The Bacchic orgies of the Greeks, while not strictly assimilated to the ur-orgies, can scarcely be overlooked in this connection.

Montfaucon describes the Omophagi of the Greeks: “Les Omophagies étoient une fête des Grecs qui passoient la fureur Bacchique; ils s’entortilloient, dit Arnobe, de serpens et mangeoient des entrailles de Cabri crues, dont ils avaient la bouche toute ensanglantée; cela est exprimée par le nom Omophage. Nous avons vu quelquefois des hommes tous entortillez de serpens et particulièrement dans Mithras.”—(Montfaucon, “L’Antiquité expliquée,” tome 2, book 4, p. 22.)

The references to serpent-worship are curious, in view of the fact that such ophic rites still are celebrated among the Mokis, the next-door neighbors of the Zuñis, and once existed among the Zuñis themselves. The allusion to Mithras would seem to imply that these orgies must have been known to the Persians as well as the Greeks.

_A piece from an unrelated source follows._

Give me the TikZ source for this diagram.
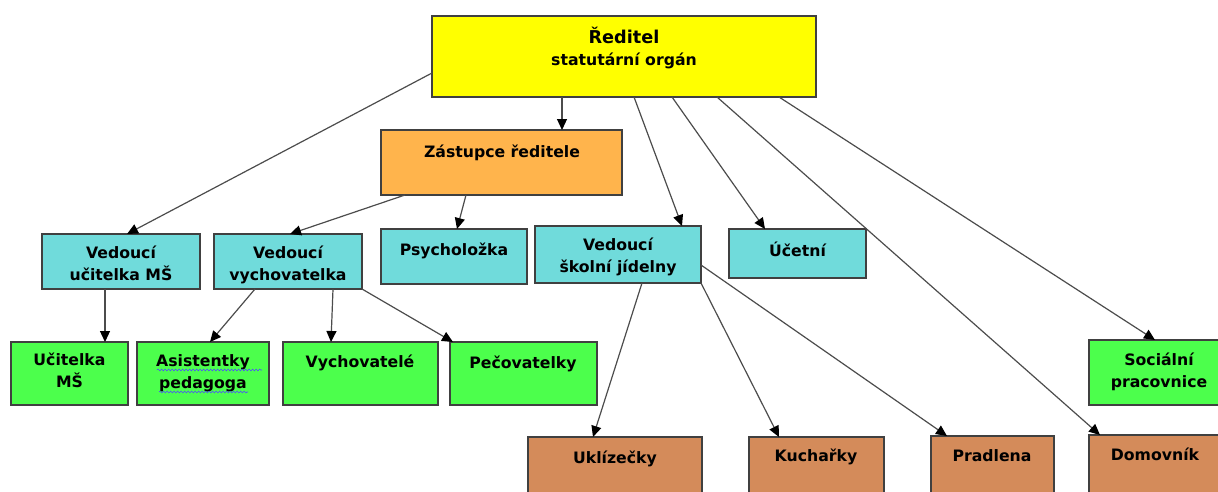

Bryant, speaking of the Greek orgies, uses this language: “Both in the orgies of Bacchus and in the rites of Ceres, as well as of other deities, one part of the mysteries consisted in a ceremony (omophagia), at which time they ate the flesh quite crude with the blood. In Crete, at the Dionisiaca, they used to tear the flesh with their teeth from the animal when alive.”—(Bryant, “Mythology,” London, 1775, vol. ii. p. 12.)

And again, on p. 13: “The Mænules and Bacchæ used to devour the raw limbs of animals which they had cut or torn asunder.... In the island of Chios it was a religious custom to tear a man limb from limb, by way of sacrifice to Dionysius. From all which we may learn one sad truth, that there is scarce anything so impious and unnatural as not, at times, to have prevailed.”—(Idem.)

Faber tells us that: “The Cretans had an annual festival ... in their frenzy they tore a living bull with their teeth, and brandished serpents in their hands.”—(Faber, “Pagan Idolatry,” London, 1816, vol ii. p. 265.)